If the economy does start to take a turn for the worse, such an event should impact corporate earnings and perhaps trigger further declines in equity prices. Looking at the history of earnings declines during recessions, this comes out to a 15% hit on average. A 15% decline would lead to about $190 earnings per share. That’s materially lower than the $230 mark that analysts are currently pricing in. This is another factor that could prompt further declines in stocks, as earnings weakness becomes a reality. This recession scenario is the base case at this point in time. Once the recession begins, investors should be looking to key leading indicators for green shoots that could herald a durable recovery in the economy and the start of a new economic cycle.
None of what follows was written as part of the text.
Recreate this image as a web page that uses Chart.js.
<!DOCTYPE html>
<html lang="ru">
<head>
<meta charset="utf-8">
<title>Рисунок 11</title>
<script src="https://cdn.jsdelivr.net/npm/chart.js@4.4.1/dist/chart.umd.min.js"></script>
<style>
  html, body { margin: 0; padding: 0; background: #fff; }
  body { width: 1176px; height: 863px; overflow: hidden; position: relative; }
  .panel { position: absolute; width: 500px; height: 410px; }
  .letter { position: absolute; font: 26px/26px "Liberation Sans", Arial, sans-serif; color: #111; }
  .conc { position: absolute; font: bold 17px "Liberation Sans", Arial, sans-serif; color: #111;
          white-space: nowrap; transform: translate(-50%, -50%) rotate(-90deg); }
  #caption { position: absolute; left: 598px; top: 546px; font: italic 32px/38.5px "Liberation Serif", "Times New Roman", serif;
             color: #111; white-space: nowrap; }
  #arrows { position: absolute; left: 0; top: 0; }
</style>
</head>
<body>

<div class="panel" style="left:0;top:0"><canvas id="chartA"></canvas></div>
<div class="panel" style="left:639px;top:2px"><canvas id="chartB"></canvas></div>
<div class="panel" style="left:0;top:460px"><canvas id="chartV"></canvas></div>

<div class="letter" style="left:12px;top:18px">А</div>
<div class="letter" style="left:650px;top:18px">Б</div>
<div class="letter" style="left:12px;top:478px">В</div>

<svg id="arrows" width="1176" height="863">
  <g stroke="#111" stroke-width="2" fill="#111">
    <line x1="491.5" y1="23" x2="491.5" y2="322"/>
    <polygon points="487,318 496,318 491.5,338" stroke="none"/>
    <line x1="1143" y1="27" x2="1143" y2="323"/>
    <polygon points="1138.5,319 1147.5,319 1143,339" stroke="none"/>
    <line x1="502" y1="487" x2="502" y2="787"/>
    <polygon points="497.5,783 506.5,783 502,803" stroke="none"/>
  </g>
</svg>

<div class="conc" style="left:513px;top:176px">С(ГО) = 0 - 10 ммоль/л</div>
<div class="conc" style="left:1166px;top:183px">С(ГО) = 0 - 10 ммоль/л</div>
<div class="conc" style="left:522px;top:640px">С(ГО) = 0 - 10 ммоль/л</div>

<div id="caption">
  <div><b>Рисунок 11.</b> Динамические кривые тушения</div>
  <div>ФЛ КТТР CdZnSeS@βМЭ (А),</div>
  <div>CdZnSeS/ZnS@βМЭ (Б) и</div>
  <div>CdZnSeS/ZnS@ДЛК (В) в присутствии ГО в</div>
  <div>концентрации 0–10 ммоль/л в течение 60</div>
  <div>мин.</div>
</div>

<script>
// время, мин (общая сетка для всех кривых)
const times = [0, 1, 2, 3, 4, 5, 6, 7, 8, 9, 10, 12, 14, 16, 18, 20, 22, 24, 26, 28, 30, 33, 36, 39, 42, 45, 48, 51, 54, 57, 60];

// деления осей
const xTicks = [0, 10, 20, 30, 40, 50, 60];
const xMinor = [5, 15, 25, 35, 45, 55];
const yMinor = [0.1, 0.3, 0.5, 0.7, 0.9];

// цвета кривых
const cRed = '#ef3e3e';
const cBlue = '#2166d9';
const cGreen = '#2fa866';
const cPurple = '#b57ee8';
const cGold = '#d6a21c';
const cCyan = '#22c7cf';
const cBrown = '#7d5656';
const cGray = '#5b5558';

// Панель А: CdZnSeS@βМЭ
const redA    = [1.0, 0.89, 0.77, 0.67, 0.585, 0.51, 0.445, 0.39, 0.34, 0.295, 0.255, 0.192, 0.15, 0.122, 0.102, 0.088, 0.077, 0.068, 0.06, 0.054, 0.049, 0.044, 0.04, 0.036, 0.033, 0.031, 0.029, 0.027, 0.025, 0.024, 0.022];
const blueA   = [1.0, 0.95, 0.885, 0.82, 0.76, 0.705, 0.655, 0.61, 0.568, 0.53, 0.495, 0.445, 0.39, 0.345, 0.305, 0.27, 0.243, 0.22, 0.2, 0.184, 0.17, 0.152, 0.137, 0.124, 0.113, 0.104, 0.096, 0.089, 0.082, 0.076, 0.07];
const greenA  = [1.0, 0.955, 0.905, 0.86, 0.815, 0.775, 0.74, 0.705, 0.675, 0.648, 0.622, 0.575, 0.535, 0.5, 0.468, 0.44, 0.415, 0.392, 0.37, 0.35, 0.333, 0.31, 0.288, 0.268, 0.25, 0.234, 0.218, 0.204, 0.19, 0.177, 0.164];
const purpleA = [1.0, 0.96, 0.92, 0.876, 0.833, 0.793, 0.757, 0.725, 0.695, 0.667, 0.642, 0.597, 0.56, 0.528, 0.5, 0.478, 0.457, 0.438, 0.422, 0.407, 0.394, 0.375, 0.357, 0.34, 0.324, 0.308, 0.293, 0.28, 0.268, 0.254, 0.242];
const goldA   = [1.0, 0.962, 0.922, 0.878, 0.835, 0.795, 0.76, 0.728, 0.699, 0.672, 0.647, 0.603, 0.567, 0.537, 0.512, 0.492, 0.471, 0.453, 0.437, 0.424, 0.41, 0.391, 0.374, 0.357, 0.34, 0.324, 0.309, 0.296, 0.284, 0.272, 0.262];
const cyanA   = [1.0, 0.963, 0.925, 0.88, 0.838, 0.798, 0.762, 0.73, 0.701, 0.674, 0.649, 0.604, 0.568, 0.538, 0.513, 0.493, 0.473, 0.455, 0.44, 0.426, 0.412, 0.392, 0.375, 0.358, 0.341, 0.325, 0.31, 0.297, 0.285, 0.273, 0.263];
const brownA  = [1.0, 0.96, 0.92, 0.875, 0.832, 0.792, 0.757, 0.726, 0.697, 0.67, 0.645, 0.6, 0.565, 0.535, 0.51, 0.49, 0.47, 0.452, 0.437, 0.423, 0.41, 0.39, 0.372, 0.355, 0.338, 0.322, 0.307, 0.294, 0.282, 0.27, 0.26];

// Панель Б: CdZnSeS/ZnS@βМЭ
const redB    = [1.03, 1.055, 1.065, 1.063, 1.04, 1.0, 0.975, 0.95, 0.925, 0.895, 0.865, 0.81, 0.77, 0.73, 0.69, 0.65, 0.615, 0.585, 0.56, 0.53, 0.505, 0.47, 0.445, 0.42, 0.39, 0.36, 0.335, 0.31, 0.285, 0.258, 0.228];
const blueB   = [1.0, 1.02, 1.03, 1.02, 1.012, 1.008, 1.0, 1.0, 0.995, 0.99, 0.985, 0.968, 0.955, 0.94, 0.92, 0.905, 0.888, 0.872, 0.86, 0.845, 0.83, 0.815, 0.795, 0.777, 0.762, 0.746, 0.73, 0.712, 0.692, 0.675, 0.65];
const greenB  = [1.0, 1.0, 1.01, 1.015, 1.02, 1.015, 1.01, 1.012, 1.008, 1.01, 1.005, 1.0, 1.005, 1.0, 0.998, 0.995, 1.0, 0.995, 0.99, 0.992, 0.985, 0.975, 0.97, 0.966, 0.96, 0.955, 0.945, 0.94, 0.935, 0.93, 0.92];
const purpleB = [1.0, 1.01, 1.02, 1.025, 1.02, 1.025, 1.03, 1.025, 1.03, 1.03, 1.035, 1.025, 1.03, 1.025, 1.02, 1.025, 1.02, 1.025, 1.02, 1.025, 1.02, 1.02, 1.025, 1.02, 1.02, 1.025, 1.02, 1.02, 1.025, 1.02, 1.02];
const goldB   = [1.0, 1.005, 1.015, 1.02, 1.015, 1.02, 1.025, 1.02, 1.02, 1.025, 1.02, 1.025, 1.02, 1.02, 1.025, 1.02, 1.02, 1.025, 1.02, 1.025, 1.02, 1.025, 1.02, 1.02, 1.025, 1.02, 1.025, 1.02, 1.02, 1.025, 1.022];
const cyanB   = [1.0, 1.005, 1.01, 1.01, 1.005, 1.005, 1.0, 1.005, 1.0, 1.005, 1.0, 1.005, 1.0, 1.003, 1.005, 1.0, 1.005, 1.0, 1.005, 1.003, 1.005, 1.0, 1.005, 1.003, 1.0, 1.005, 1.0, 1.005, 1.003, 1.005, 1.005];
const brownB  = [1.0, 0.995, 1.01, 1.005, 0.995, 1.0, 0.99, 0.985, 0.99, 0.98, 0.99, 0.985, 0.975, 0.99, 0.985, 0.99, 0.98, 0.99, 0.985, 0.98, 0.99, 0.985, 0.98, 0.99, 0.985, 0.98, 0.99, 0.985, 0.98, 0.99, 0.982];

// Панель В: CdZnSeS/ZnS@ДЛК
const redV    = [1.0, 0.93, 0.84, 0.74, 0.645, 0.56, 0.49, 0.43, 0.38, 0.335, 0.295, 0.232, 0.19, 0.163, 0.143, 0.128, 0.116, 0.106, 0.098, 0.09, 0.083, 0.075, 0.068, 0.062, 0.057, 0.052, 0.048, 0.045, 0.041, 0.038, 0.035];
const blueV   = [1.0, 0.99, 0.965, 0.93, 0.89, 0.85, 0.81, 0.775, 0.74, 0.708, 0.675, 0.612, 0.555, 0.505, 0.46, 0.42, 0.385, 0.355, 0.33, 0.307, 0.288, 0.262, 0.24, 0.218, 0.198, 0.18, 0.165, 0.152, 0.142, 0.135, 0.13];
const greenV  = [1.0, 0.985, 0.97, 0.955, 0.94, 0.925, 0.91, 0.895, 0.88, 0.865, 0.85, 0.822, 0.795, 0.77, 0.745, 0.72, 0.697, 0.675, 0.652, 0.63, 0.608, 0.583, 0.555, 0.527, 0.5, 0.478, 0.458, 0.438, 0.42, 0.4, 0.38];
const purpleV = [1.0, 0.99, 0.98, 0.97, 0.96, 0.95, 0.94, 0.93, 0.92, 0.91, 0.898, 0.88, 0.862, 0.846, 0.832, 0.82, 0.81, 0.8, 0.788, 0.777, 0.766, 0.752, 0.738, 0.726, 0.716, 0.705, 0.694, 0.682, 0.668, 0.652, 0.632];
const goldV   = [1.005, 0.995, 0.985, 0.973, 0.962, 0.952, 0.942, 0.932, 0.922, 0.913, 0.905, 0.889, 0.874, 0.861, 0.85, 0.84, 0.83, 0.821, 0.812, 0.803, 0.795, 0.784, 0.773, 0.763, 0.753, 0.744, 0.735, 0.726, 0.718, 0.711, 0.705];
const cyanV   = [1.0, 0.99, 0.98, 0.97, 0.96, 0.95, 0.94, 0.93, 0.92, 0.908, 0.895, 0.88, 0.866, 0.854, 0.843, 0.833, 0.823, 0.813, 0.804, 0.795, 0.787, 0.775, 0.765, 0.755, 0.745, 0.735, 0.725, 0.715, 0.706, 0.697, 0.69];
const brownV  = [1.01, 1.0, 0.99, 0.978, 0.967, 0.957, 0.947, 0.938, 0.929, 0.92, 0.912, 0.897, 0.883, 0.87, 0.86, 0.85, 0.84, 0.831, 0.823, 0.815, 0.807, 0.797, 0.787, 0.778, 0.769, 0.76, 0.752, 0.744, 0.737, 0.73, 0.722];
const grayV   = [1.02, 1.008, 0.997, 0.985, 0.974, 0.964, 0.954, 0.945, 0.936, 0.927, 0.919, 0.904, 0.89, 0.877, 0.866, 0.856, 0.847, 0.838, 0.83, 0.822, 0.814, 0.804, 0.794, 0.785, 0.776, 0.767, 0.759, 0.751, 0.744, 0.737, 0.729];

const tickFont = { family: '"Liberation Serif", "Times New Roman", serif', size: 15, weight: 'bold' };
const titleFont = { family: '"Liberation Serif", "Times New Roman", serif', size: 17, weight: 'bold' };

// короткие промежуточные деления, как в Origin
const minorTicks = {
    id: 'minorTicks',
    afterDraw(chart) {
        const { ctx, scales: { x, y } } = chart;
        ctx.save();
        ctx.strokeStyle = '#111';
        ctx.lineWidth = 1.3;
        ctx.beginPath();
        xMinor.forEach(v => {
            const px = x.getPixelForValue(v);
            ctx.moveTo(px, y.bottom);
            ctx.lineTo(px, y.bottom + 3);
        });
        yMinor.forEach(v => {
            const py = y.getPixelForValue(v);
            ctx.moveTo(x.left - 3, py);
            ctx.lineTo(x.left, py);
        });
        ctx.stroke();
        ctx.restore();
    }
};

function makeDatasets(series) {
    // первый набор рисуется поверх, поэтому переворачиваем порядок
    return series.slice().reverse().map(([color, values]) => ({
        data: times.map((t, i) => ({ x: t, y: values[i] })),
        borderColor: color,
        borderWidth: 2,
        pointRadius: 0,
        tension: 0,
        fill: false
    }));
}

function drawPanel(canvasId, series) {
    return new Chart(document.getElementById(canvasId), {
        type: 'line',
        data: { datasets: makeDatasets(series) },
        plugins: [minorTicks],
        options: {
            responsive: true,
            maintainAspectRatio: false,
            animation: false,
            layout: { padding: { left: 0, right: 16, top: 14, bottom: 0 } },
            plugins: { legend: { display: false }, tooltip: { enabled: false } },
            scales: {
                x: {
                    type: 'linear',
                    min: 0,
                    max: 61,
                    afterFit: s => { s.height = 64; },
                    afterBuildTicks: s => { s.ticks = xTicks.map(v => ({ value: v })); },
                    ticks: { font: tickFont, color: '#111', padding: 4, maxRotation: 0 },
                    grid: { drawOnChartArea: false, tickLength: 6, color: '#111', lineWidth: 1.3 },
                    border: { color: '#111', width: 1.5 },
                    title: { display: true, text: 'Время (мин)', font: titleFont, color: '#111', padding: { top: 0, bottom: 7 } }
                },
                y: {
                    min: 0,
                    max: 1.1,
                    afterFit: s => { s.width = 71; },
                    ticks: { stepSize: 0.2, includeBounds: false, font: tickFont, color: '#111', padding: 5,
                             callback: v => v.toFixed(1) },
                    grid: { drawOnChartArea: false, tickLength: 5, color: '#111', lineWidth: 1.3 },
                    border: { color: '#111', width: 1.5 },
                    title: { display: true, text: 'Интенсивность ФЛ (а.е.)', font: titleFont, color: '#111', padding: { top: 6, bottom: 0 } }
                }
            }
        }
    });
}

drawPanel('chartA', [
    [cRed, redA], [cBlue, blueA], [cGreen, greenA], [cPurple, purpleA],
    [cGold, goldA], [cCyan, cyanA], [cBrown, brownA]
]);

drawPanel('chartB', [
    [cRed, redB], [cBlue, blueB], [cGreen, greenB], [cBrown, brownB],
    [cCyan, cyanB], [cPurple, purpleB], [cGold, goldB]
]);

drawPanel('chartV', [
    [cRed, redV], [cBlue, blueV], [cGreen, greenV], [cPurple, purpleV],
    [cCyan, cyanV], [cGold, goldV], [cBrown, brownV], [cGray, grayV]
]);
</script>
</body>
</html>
The third scenario is a decline to key valuation levels, where stocks begin to trade at such a discount that it no longer warrants an underweight position. During periods of economic stress, it’s common to see valuations dip below fair levels, but that’s something we have yet to see this time around.

In general, equity valuations tend to be sensitive to the stages of the business cycle, where they have historically traded at deep discounts in recessions, recovered coming out of recessions and peaked around late cycle. Glenmede’s Global Expected Returns Model suggests that the 3250 level on the S&P 500 marks fair value. Below that level, investors seeking buying opportunities should look to those turning points in the economic cycle and perhaps contrarian sentiment signals to appropriately time adding to risk.

To summarize, given the ongoing economic uncertainty, investors should maintain an underweight to risk assets, but should also be surveying the scene for the trigger points that could warrant adding back to risk. The first trigger, though unlikely at this point, is if the Fed achieves that soft landing and avoids recession. The more likely outcome is a recession in the U.S. that also hits corporate profits. Such a scenario suggests further downside for equities in the near-term. And the third scenario, which could happen concurrently with a recession, is a decline to more fair valuation levels. Given this outlook, investors should stay underweight until they begin to observe midrecession green shoots of recovery and/or more attractive valuations before getting more constructive on risk in their portfolios.